§ What the task requires: Give the data below again exactly as it stands. Omit the pictures.

§ Data lines:
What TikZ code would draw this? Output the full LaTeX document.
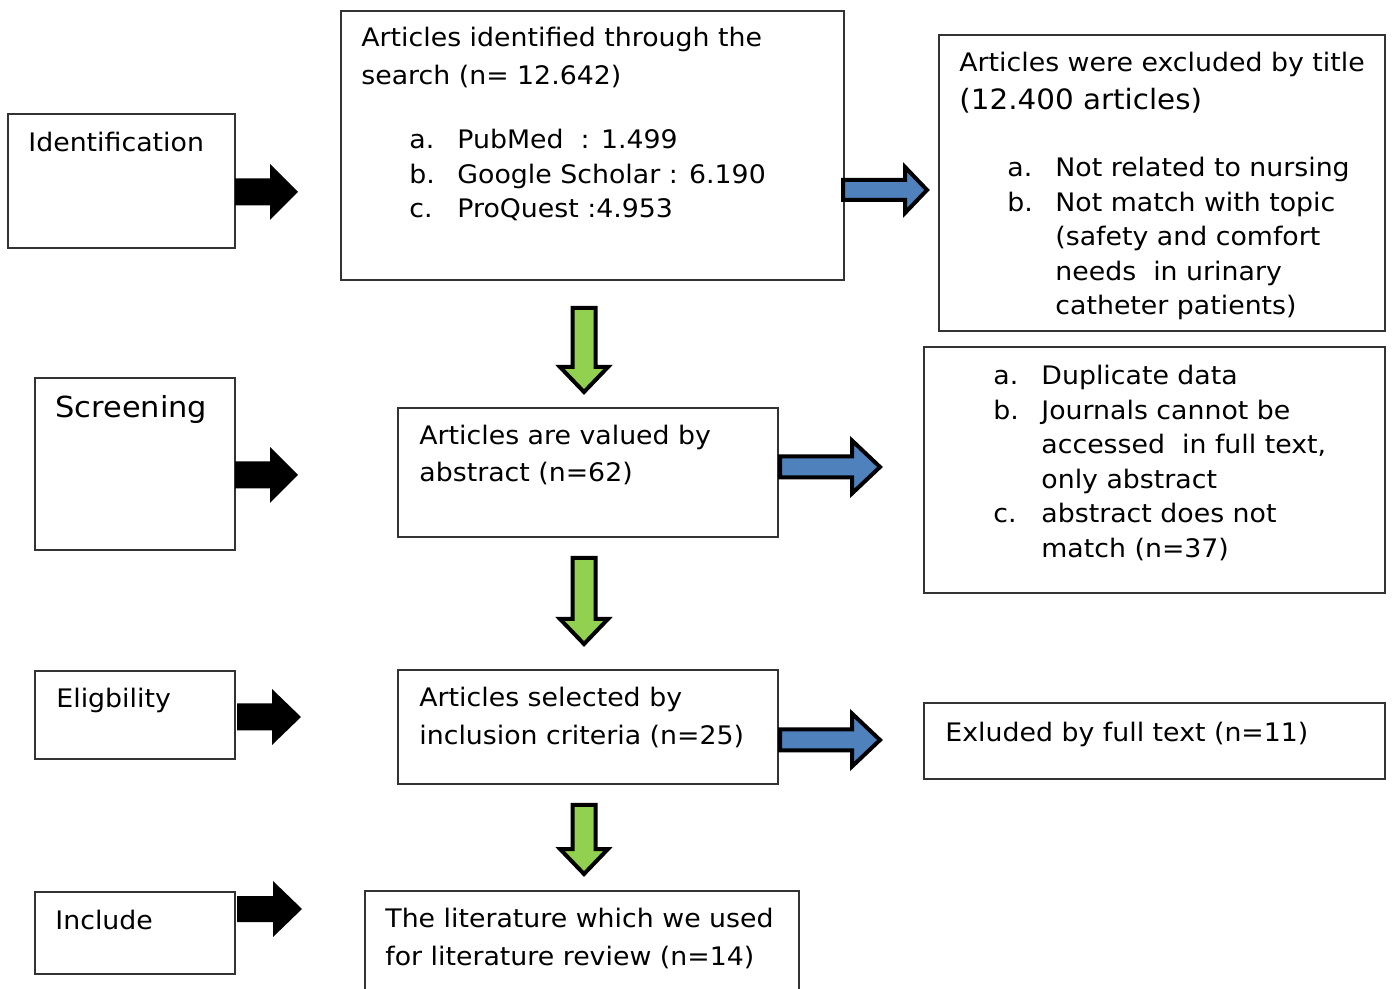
\documentclass[tikz,border=0pt]{standalone}
\usepackage{fontspec}
\setmainfont{DejaVu Sans}[FakeStretch=1.05]
\definecolor{grn}{HTML}{92D050}
\definecolor{blu}{HTML}{4F81BD}
\newcommand\bodyfs{\fontsize{12.75}{19}\selectfont}
\newcommand\listfs{\fontsize{12.75}{17.25}\selectfont}
\newcommand\itm[1]{\makebox[24pt][l]{#1}}
\newcommand\cont{\hspace*{24pt}}
\newcommand\lines[1]{\begin{tabular}[t]{@{}l@{}}#1\end{tabular}}
\tikzset{
  box/.style={draw=black!80, line width=0.75pt, inner sep=0pt},
  txt/.style={anchor=base west, inner sep=0pt, font=\bodyfs},
  lst/.style={txt, font=\listfs},
  blk/.style={fill=black},
  grnarr/.style={fill=grn, draw=black, line width=2pt, line join=miter},
  bluarr/.style={fill=blu, draw=black, line width=2pt, line join=miter},
  % #1 length, #2 shaft, #3 head width, #4 head length, #5 style
  pics/barrow/.style n args={5}{code={%
    \path[#5] (0,-#2/2) -- (#1-#4,-#2/2) -- (#1-#4,-#3/2) -- (#1,0)
      -- (#1-#4,#3/2) -- (#1-#4,#2/2) -- (0,#2/2) -- cycle;}}
}
\begin{document}
\begin{tikzpicture}[x=0.5pt, y=-0.5pt]
  \useasboundingbox (0,0) rectangle (1394,989);
  % stages
  \node[box, minimum width=113.5pt, minimum height=67pt] (ident) at (121.5,181) {};
  \node[box, minimum width=100pt, minimum height=86pt] (screen) at (135,464) {};
  \node[box, minimum width=100pt, minimum height=44pt] (elig) at (135,715) {};
  \node[box, minimum width=100pt, minimum height=41pt] (incl) at (135,933) {};
  \node[txt] (identtxt) at (28,152) {Identification};
  \node[txt, font=\fontsize{14.5}{19}\selectfont] (screentxt) at (55,418) {Screening};
  \node[txt] (eligtxt) at (56,708) {Eligbility};
  \node[txt] (incltxt) at (55,929) {Include};
  % middle column
  \node[box, minimum width=251.5pt, minimum height=134.5pt] (search) at (592.5,145.5) {};
  \node[box, minimum width=190pt, minimum height=64.5pt] (abstr) at (588,472.5) {};
  \node[box, minimum width=190pt, minimum height=57pt] (select) at (588,727) {};
  \node[box, minimum width=217pt, minimum height=54.5pt] (review) at (582,945.5) {};
  \node[txt] (searchtxt) at (361,47) {\lines{Articles identified through the\\search (n= 12.642)}};
  \node[lst] (searchlst) at (409,149) {\lines{\itm{a.}PubMed\ \ : 1.499\\
    \itm{b.}Google Scholar : 6.190\\\itm{c.}ProQuest :4.953}};
  \node[txt, font=\fontsize{12.75}{18.5}\selectfont] (abstrtxt) at (419,445) {\lines{Articles are valued by\\abstract (n=62)}};
  \node[txt] (selecttxt) at (419,707) {\lines{Articles selected by\\inclusion criteria (n=25)}};
  \node[txt] (reviewtxt) at (385,928) {\lines{The literature which we used\\for literature review (n=14)}};
  % excluded
  \node[box, minimum width=223pt, minimum height=148pt] (title) at (1162,183) {};
  \node[box, minimum width=230.5pt, minimum height=123pt] (dupl) at (1154.5,470) {};
  \node[box, minimum width=230.5pt, minimum height=38pt] (full) at (1154.5,741) {};
  \node[txt] (titletxt) at (959,72) {Articles were excluded by title};
  \node[txt, font=\fontsize{14}{19}\selectfont] (titlen) at (959,110) {(12.400 articles)};
  \node[lst] (titlelst) at (1007,177) {\lines{\itm{a.}Not related to nursing\\
    \itm{b.}Not match with topic\\\cont(safety and comfort\\
    \cont needs\ \ in urinary\\\cont catheter patients)}};
  \node[lst] (dupllst) at (993,385) {\lines{\itm{a.}Duplicate data\\
    \itm{b.}Journals cannot be\\\cont accessed\ \ in full text,\\
    \cont only abstract\\\itm{c.}abstract does not\\\cont match (n=37)}};
  \node[txt] (fulltxt) at (945,741) {Exluded by full text (n=11)};
  % arrows
  \pic at (235,192) {barrow={63}{27}{56}{28}{blk}};
  \pic at (235,475) {barrow={63}{27}{56}{28}{blk}};
  \pic at (237,717) {barrow={64}{27}{56}{29}{blk}};
  \pic at (237,909) {barrow={65}{26}{56}{29}{blk}};
  \pic[rotate=-90] at (584,308) {barrow={84}{23}{48}{25}{grnarr}};
  \pic[rotate=-90] at (584,558) {barrow={86}{23}{48}{25}{grnarr}};
  \pic[rotate=-90] at (584,805) {barrow={69}{23}{48}{25}{grnarr}};
  \pic at (843,190) {barrow={84}{20}{46}{22}{bluarr}};
  \pic at (780,467) {barrow={100}{21}{53}{28}{bluarr}};
  \pic at (780,740) {barrow={100}{21}{53}{28}{bluarr}};
\end{tikzpicture}
\end{document}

§ Task response:
What TikZ code would draw this? Output the full LaTeX document.
\documentclass[tikz,border=0pt]{standalone}
\usepackage{fontspec}
\setmainfont{DejaVu Sans}[FakeStretch=1.05]
\definecolor{grn}{HTML}{92D050}
\definecolor{blu}{HTML}{4F81BD}
\newcommand\bodyfs{\fontsize{12.75}{19}\selectfont}
\newcommand\listfs{\fontsize{12.75}{17.25}\selectfont}
\newcommand\itm[1]{\makebox[24pt][l]{#1}}
\newcommand\cont{\hspace*{24pt}}
\newcommand\lines[1]{\begin{tabular}[t]{@{}l@{}}#1\end{tabular}}
\tikzset{
  box/.style={draw=black!80, line width=0.75pt, inner sep=0pt},
  txt/.style={anchor=base west, inner sep=0pt, font=\bodyfs},
  lst/.style={txt, font=\listfs},
  blk/.style={fill=black},
  grnarr/.style={fill=grn, draw=black, line width=2pt, line join=miter},
  bluarr/.style={fill=blu, draw=black, line width=2pt, line join=miter},
  % #1 length, #2 shaft, #3 head width, #4 head length, #5 style
  pics/barrow/.style n args={5}{code={%
    \path[#5] (0,-#2/2) -- (#1-#4,-#2/2) -- (#1-#4,-#3/2) -- (#1,0)
      -- (#1-#4,#3/2) -- (#1-#4,#2/2) -- (0,#2/2) -- cycle;}}
}
\begin{document}
\begin{tikzpicture}[x=0.5pt, y=-0.5pt]
  \useasboundingbox (0,0) rectangle (1394,989);
  % stages
  \node[box, minimum width=113.5pt, minimum height=67pt] (ident) at (121.5,181) {};
  \node[box, minimum width=100pt, minimum height=86pt] (screen) at (135,464) {};
  \node[box, minimum width=100pt, minimum height=44pt] (elig) at (135,715) {};
  \node[box, minimum width=100pt, minimum height=41pt] (incl) at (135,933) {};
  \node[txt] (identtxt) at (28,152) {Identification};
  \node[txt, font=\fontsize{14.5}{19}\selectfont] (screentxt) at (55,418) {Screening};
  \node[txt] (eligtxt) at (56,708) {Eligbility};
  \node[txt] (incltxt) at (55,929) {Include};
  % middle column
  \node[box, minimum width=251.5pt, minimum height=134.5pt] (search) at (592.5,145.5) {};
  \node[box, minimum width=190pt, minimum height=64.5pt] (abstr) at (588,472.5) {};
  \node[box, minimum width=190pt, minimum height=57pt] (select) at (588,727) {};
  \node[box, minimum width=217pt, minimum height=54.5pt] (review) at (582,945.5) {};
  \node[txt] (searchtxt) at (361,47) {\lines{Articles identified through the\\search (n= 12.642)}};
  \node[lst] (searchlst) at (409,149) {\lines{\itm{a.}PubMed\ \ : 1.499\\
    \itm{b.}Google Scholar : 6.190\\\itm{c.}ProQuest :4.953}};
  \node[txt, font=\fontsize{12.75}{18.5}\selectfont] (abstrtxt) at (419,445) {\lines{Articles are valued by\\abstract (n=62)}};
  \node[txt] (selecttxt) at (419,707) {\lines{Articles selected by\\inclusion criteria (n=25)}};
  \node[txt] (reviewtxt) at (385,928) {\lines{The literature which we used\\for literature review (n=14)}};
  % excluded
  \node[box, minimum width=223pt, minimum height=148pt] (title) at (1162,183) {};
  \node[box, minimum width=230.5pt, minimum height=123pt] (dupl) at (1154.5,470) {};
  \node[box, minimum width=230.5pt, minimum height=38pt] (full) at (1154.5,741) {};
  \node[txt] (titletxt) at (959,72) {Articles were excluded by title};
  \node[txt, font=\fontsize{14}{19}\selectfont] (titlen) at (959,110) {(12.400 articles)};
  \node[lst] (titlelst) at (1007,177) {\lines{\itm{a.}Not related to nursing\\
    \itm{b.}Not match with topic\\\cont(safety and comfort\\
    \cont needs\ \ in urinary\\\cont catheter patients)}};
  \node[lst] (dupllst) at (993,385) {\lines{\itm{a.}Duplicate data\\
    \itm{b.}Journals cannot be\\\cont accessed\ \ in full text,\\
    \cont only abstract\\\itm{c.}abstract does not\\\cont match (n=37)}};
  \node[txt] (fulltxt) at (945,741) {Exluded by full text (n=11)};
  % arrows
  \pic at (235,192) {barrow={63}{27}{56}{28}{blk}};
  \pic at (235,475) {barrow={63}{27}{56}{28}{blk}};
  \pic at (237,717) {barrow={64}{27}{56}{29}{blk}};
  \pic at (237,909) {barrow={65}{26}{56}{29}{blk}};
  \pic[rotate=-90] at (584,308) {barrow={84}{23}{48}{25}{grnarr}};
  \pic[rotate=-90] at (584,558) {barrow={86}{23}{48}{25}{grnarr}};
  \pic[rotate=-90] at (584,805) {barrow={69}{23}{48}{25}{grnarr}};
  \pic at (843,190) {barrow={84}{20}{46}{22}{bluarr}};
  \pic at (780,467) {barrow={100}{21}{53}{28}{bluarr}};
  \pic at (780,740) {barrow={100}{21}{53}{28}{bluarr}};
\end{tikzpicture}
\end{document}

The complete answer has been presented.